For its fiscal year, which ends March 31, Toyota expects to report a profit of $889 million, much stronger than a previous forecast.

That full-year forecast did include the estimated cost of Toyota’s largest-ever product recall in the United States. But it did not include the costs associated with fixing reported problems with brakes in its 2010 Prius hybrid.

During a conference call with analysts, Toyota managing officer Takuo Sasaki defended the company’s estimate that it expects to sell 100,000 fewer
vehicles worldwide in the next year due to the damage the unintended
acceleration concerns have done to Toyota’s reputation for industry-leading quality. Several analysts told Sasaki the company could lose many more than 100,000 sales.

Earlier this week, Bob Carter, general manager of Toyota division in the United States, said the company’s January sales fell 23 percent below, or about 20,000 vehicles, below its internal target set before its Jan. 26 to halt sales of eight 2010 models until gas pedals are repaired.

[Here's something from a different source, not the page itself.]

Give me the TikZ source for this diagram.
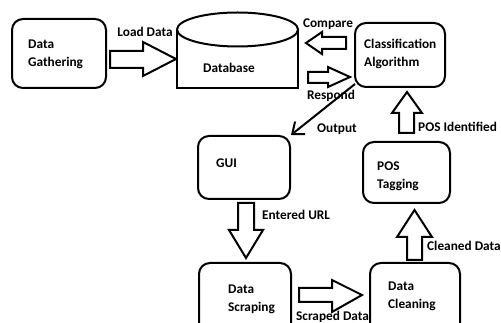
\documentclass[tikz,border=0pt]{standalone}
\usepackage{fontspec}
\setmainfont{Carlito}
\usetikzlibrary{arrows.meta}
\begin{document}
\begin{tikzpicture}[x=1pt,y=-1pt,
  box/.style={draw,line width=2pt,rounded corners=11pt,inner sep=0pt},
  txt/.style={font=\fontsize{13.3}{18}\selectfont\bfseries,align=left,inner sep=0pt},
  blk/.style={draw,line width=2pt,fill=white,line join=miter}]
\useasboundingbox (0,0) rectangle (501,323);
\begin{scope}
\clip (0,0) rectangle (501,323);
% boxes
\node[box,minimum width=94pt,minimum height=69pt] (gath) at (59,53.5) {};
\node[box,minimum width=90pt,minimum height=64pt] (cls) at (400,55) {};
\node[box,minimum width=92pt,minimum height=63pt] (gui) at (244,167.5) {};
\node[box,minimum width=87pt,minimum height=61pt] (pos) at (406.5,172.5) {};
\node[box,minimum width=92pt,minimum height=80pt] (scr) at (245,303) {};
\node[box,minimum width=90pt,minimum height=80pt] (cln) at (415,303) {};
% database
\draw[line width=2pt] (177,29.5) -- (177,88) -- (298,88) -- (298,29.5);
\draw[line width=2pt,fill=white] (237.5,29.5) ellipse [x radius=60.5pt,y radius=17pt];
\node[txt] (dbt) at (229,68) {Database};
% box texts
\node[txt,anchor=west] (gatht) at (28,54) {Data\\Gathering};
\node[txt,anchor=west] (clst) at (364,54) {Classification\\Algorithm};
\node[txt,anchor=west] (guit) at (216,163) {GUI};
\node[txt,anchor=west] (post) at (377,176) {POS\\Tagging};
\node[txt,anchor=west] (scrt) at (228,299) {Data\\Scraping};
\node[txt,anchor=west] (clnt) at (388,296.5) {Data\\Cleaning};
% block arrows
\draw[blk] (110,51) -- (143,51) -- (143,42) -- (176,59) -- (143,76) -- (143,68) -- (110,68) -- cycle;
\draw[blk] (346,37) -- (322,37) -- (322,32) -- (306,43) -- (322,54) -- (322,49) -- (346,49) -- cycle;
\draw[blk] (308,72) -- (328,72) -- (328,67) -- (350,77) -- (328,87) -- (328,83) -- (308,83) -- cycle;
\draw[blk] (238,203) -- (254,203) -- (254,230) -- (263,230) -- (246,258) -- (229,230) -- (238,230) -- cycle;
\draw[blk] (299,288) -- (332,288) -- (332,280) -- (362,295) -- (332,312) -- (332,302) -- (299,302) -- cycle;
\draw[blk] (407,260) -- (407,237) -- (397,237) -- (414.5,210) -- (432,237) -- (422,237) -- (422,260) -- cycle;
\draw[blk] (399,133) -- (399,113) -- (392,113) -- (407,92) -- (422,113) -- (414,113) -- (414,133) -- cycle;
% output connector
\draw[line width=2pt,-{Straight Barb[length=10pt,width=16pt,line width=2pt]}] (cls.south west) ++(1,-4) coordinate (o1) -- (gui.north east);
% labels
\node[txt] (l1) at (145,32) {Load Data};
\node[txt] (l2) at (328,24) {Compare};
\node[txt] (l3) at (331,96) {Respond};
\node[txt] (l4) at (337,129) {Output};
\node[txt,anchor=west] (l5) at (262,215) {Entered URL};
\node[txt,anchor=west] (l6) at (296,317) {Scraped Data};
\node[txt,anchor=west] (l7) at (427,246) {Cleaned Data};
\node[txt,anchor=west] (l8) at (418,127) {POS Identified};
\end{scope}
\end{tikzpicture}
\end{document}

“Dealers have been making all out efforts to fix the
vehicles brought in by customers,” Sasaki said. “That will result in
the resumption of sales. That’s why I don’t think it’s accurate to
extrapolate from the sales rate in the last week of January going
forward.”

The U.S. recalls involve mechanical repairs to a gas pedal on 2.3 million vehicles. Toyota
has acknowledged that pedals of some of those models may stick or fail
to return to idle position and contribute to the risk of unintended
acceleration. A separate recall covers about 5 million vehicles,
including some covered by the gas pedal recall. On those vehicles Toyota
is removing or replacing all-weather floor mats it has said can become
pinched in a way that engages the accelerator, another contributing
factor to the unintended acceleration problem.

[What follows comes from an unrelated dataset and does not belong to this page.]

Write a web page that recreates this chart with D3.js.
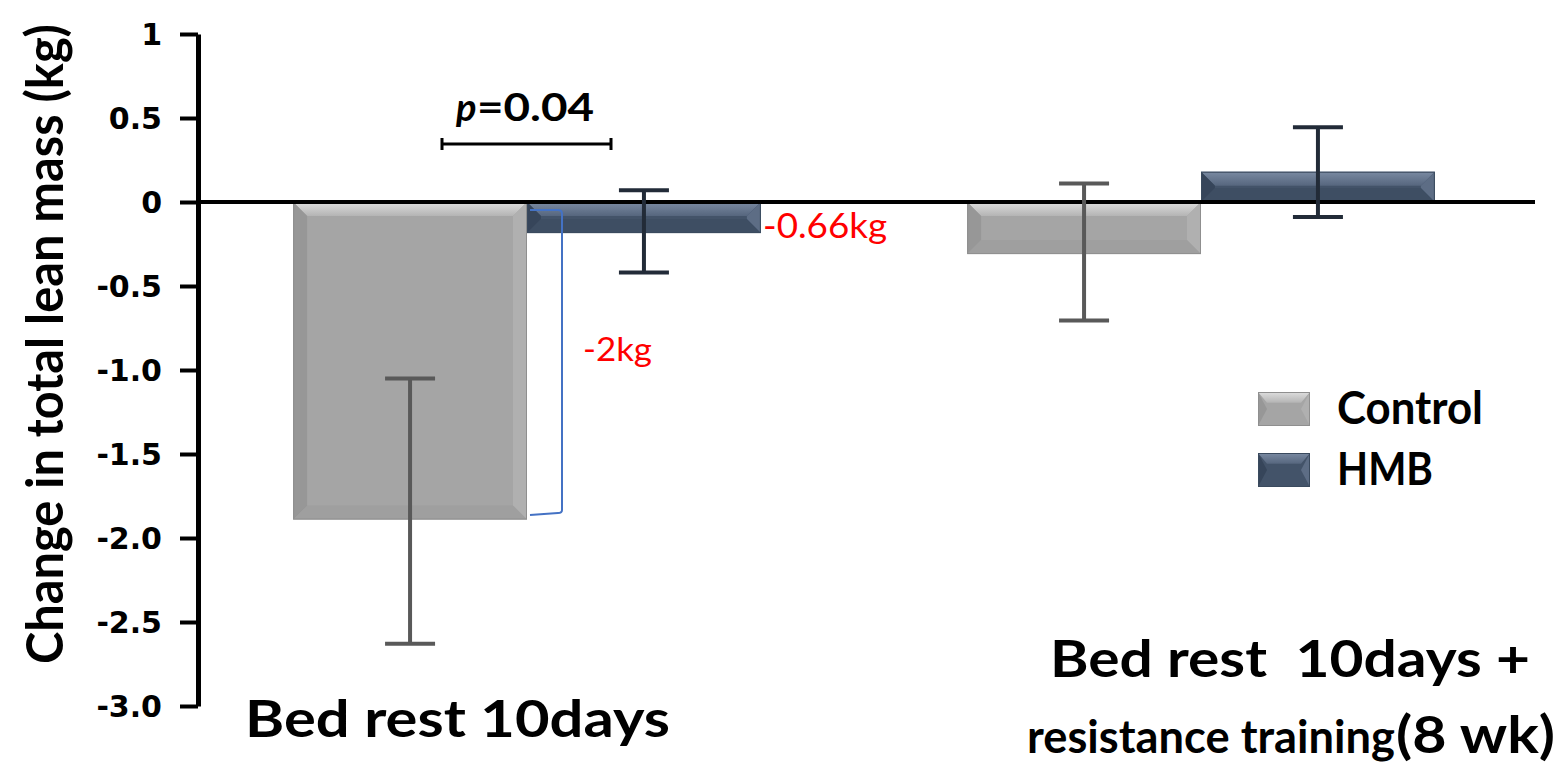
<!DOCTYPE html>
<html>
<head>
<meta charset="utf-8">
<script src="https://cdn.jsdelivr.net/npm/d3@7"></script>
<style>
  body { margin: 0; background: #fff; }
  svg { display: block; }
</style>
</head>
<body>
<svg id="chart"></svg>
<script>
var w = 1560, h = 766;

// data
var groups = ["g1", "g2"];
var series = ["Control", "HMB"];
var means = [[-1.89, -0.185], [-0.31, 0.18]];
var errHigh = [[-1.05, 0.07], [0.11, 0.445]];
var errLow = [[-2.63, -0.42], [-0.705, -0.09]];
var tickValues = [1, 0.5, 0, -0.5, -1, -1.5, -2, -2.5, -3];
var tickLabels = ["1", "0.5", "0", "-0.5", "-1.0", "-1.5", "-2.0", "-2.5", "-3.0"];

var colors = {
  Control: { main: "#a5a5a5", top: ["#dedede", "#b4b4b4"], left: "#979797", right: "#b0b0b0", bottom: "#999", err: "#595959" },
  HMB: { main: "#435369", top: ["#7a8aa2", "#56667e"], left: "#36455a", right: "#5d6d85", bottom: "#3a4a5e", err: "#222b38" }
};

var svg = d3.select("#chart").attr("width", w).attr("height", h);
var defs = svg.append("defs");
series.forEach(function(s) {
  var g = defs.append("linearGradient").attr("id", "top" + s)
    .attr("x1", 0).attr("y1", 0).attr("x2", 0).attr("y2", 1);
  g.append("stop").attr("offset", "0%").attr("stop-color", colors[s].top[0]);
  g.append("stop").attr("offset", "100%").attr("stop-color", colors[s].top[1]);
});

// stretch a text to the width it has in the picture
function fit(sel, len) {
  sel.attr("textLength", len).attr("lengthAdjust", "spacingAndGlyphs");
}

var y = d3.scaleLinear().domain([-3, 1]).range([706, 34]);
var x0 = d3.scaleBand().domain(groups).range([190, 1538]).paddingInner(0.306).paddingOuter(0.153);
var x1 = d3.scaleBand().domain(series).range([0, x0.bandwidth()]);

var data = [];
groups.forEach(function(g, i) {
  series.forEach(function(s, j) {
    data.push({ group: g, s: s, v: means[i][j], hi: errHigh[i][j], lo: errLow[i][j] });
  });
});

// bars with bevel
var bars = svg.append("g").selectAll("g").data(data).enter().append("g");
bars.each(function(d) {
  var g = d3.select(this);
  var xa = x0(d.group) + x1(d.s), xb = xa + x1.bandwidth();
  var ya = Math.min(y(0), y(d.v)), yb = Math.max(y(0), y(d.v));
  var b = Math.min(14, (yb - ya) / 2);
  var c = colors[d.s];
  g.append("rect").attr("x", xa).attr("y", ya).attr("width", xb - xa).attr("height", yb - ya).attr("fill", c.main);
  g.append("polygon").attr("fill", "url(#top" + d.s + ")")
    .attr("points", [[xa, ya], [xb, ya], [xb - b, ya + b], [xa + b, ya + b]].join(" "));
  g.append("polygon").attr("fill", c.left)
    .attr("points", [[xa, ya], [xa + b, ya + b], [xa + b, yb - b], [xa, yb]].join(" "));
  g.append("polygon").attr("fill", c.right)
    .attr("points", [[xb, ya], [xb - b, ya + b], [xb - b, yb - b], [xb, yb]].join(" "));
  g.append("polygon").attr("fill", c.bottom).attr("opacity", 0.5)
    .attr("points", [[xa, yb], [xa + b, yb - b], [xb - b, yb - b], [xb, yb]].join(" "));
  g.append("rect").attr("x", xa + 0.5).attr("y", ya + 0.5).attr("width", xb - xa - 1).attr("height", yb - ya - 1)
    .attr("fill", "none").attr("stroke", d.s == "Control" ? "#8f8f8f" : "#3a4a5e").attr("stroke-width", 1);
});

// zero line
svg.append("line").attr("x1", 200).attr("x2", 1535).attr("y1", y(0)).attr("y2", y(0))
  .attr("stroke", "#000").attr("stroke-width", 4);

// error bars
var errs = svg.append("g").selectAll("g").data(data).enter().append("g")
  .attr("stroke", function(d) { return colors[d.s].err; }).attr("stroke-width", 4);
errs.each(function(d) {
  var g = d3.select(this);
  var cx = x0(d.group) + x1(d.s) + x1.bandwidth() / 2;
  g.append("line").attr("x1", cx).attr("x2", cx).attr("y1", y(d.hi)).attr("y2", y(d.lo));
  g.append("line").attr("x1", cx - 25).attr("x2", cx + 25).attr("y1", y(d.hi)).attr("y2", y(d.hi));
  g.append("line").attr("x1", cx - 25).attr("x2", cx + 25).attr("y1", y(d.lo)).attr("y2", y(d.lo));
});

// y axis
var axis = svg.append("g").attr("transform", "translate(198,0)")
  .call(d3.axisLeft(y).tickValues(tickValues).tickSize(18).tickSizeOuter(0)
    .tickFormat(function(d, i) { return tickLabels[i]; }));
axis.select(".domain").attr("stroke", "#000").attr("stroke-width", 5);
axis.selectAll(".tick line").attr("stroke", "#000").attr("stroke-width", 4);
axis.selectAll(".tick text").attr("x", -36).attr("dy", "0.36em")
  .style("font-family", "DejaVu Sans").style("font-weight", "bold").style("font-size", "30px").attr("fill", "#000");

var title = svg.append("text").attr("transform", "translate(63,344) rotate(-90)")
  .attr("text-anchor", "middle")
  .style("font-family", "Lato").style("font-weight", "bold").style("font-size", "51px")
  .text("Change in total lean mass (kg)");
fit(title, 640);

// category labels
var lab = svg.append("g").style("font-family", "Lato").style("font-weight", "bold").attr("fill", "#000");
fit(lab.append("text").attr("x", 245).attr("y", 737).style("font-size", "52px").text("Bed rest 10days"), 425);
fit(lab.append("text").attr("x", 1050).attr("y", 677).style("font-size", "52px").style("white-space", "pre")
  .text("Bed rest  10days +"), 480);
fit(lab.append("text").attr("x", 1027).attr("y", 753).style("font-size", "45px").text("resistance training"), 368);
fit(lab.append("text").attr("x", 1396).attr("y", 753).style("font-size", "52px").text("(8 wk)"), 159);

// p value bracket
svg.append("path").attr("d", "M442,138V150M442,144H611M611,138V150")
  .attr("stroke", "#000").attr("stroke-width", 3).attr("fill", "none");
var pg = svg.append("g").style("font-family", "Lato").style("font-weight", "bold").style("font-size", "38px");
pg.append("text").attr("x", 456).attr("y", 121).style("font-style", "italic").text("p");
fit(pg.append("text").attr("x", 477).attr("y", 121).text("=0.04"), 117);

// difference annotations
svg.append("path").attr("d", "M530,210H558Q562,210 562,214V510Q562,513 558,513L530,515")
  .attr("stroke", "#4472c4").attr("stroke-width", 2).attr("fill", "none");
fit(svg.append("text").attr("x", 763).attr("y", 238).attr("fill", "#ff0000")
  .style("font-family", "Lato").style("font-size", "35px").text("-0.66kg"), 124);
fit(svg.append("text").attr("x", 583).attr("y", 361).attr("fill", "#ff0000")
  .style("font-family", "Lato").style("font-size", "33px").text("-2kg"), 69);

// legend
var legWidths = [146, 96];
var leg = svg.append("g").selectAll("g").data(series).enter().append("g")
  .attr("transform", function(d, i) { return "translate(1258," + (392 + i * 61) + ")"; });
leg.each(function(s, i) {
  var g = d3.select(this), c = colors[s], lw = 52, lh = 34, b = 9;
  g.append("rect").attr("width", lw).attr("height", lh).attr("fill", c.main);
  g.append("polygon").attr("fill", "url(#top" + s + ")").attr("points", [[0, 0], [lw, 0], [lw - b, b * 1.2], [b, b * 1.2]].join(" "));
  g.append("polygon").attr("fill", c.left).attr("points", [[0, 0], [b, lh / 2], [0, lh]].join(" "));
  g.append("polygon").attr("fill", c.right).attr("points", [[lw, 0], [lw - b, lh / 2], [lw, lh]].join(" "));
  g.append("rect").attr("x", 0.5).attr("y", 0.5).attr("width", lw - 1).attr("height", lh - 1)
    .attr("fill", "none").attr("stroke", s == "Control" ? "#8f8f8f" : "#3a4a5e");
  fit(g.append("text").attr("x", 79).attr("y", 32).style("font-family", "Lato").style("font-weight", "bold")
    .style("font-size", "45px").text(s), legWidths[i]);
});
</script>
</body>
</html>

Analysts also asked Sasaki why Toyota is so confident that no electronic malfunction contributed to the unintended acceleration problem.

“Not being an engineer myself, all I can do is
convey what I have heard from our engineers,” Sasaki said. “The
electronic throttle control system in our vehicles has many layers of
fail-safe mechanisms so there has been no evidence that sudden
acceleration has been caused by an electronic malfunction.”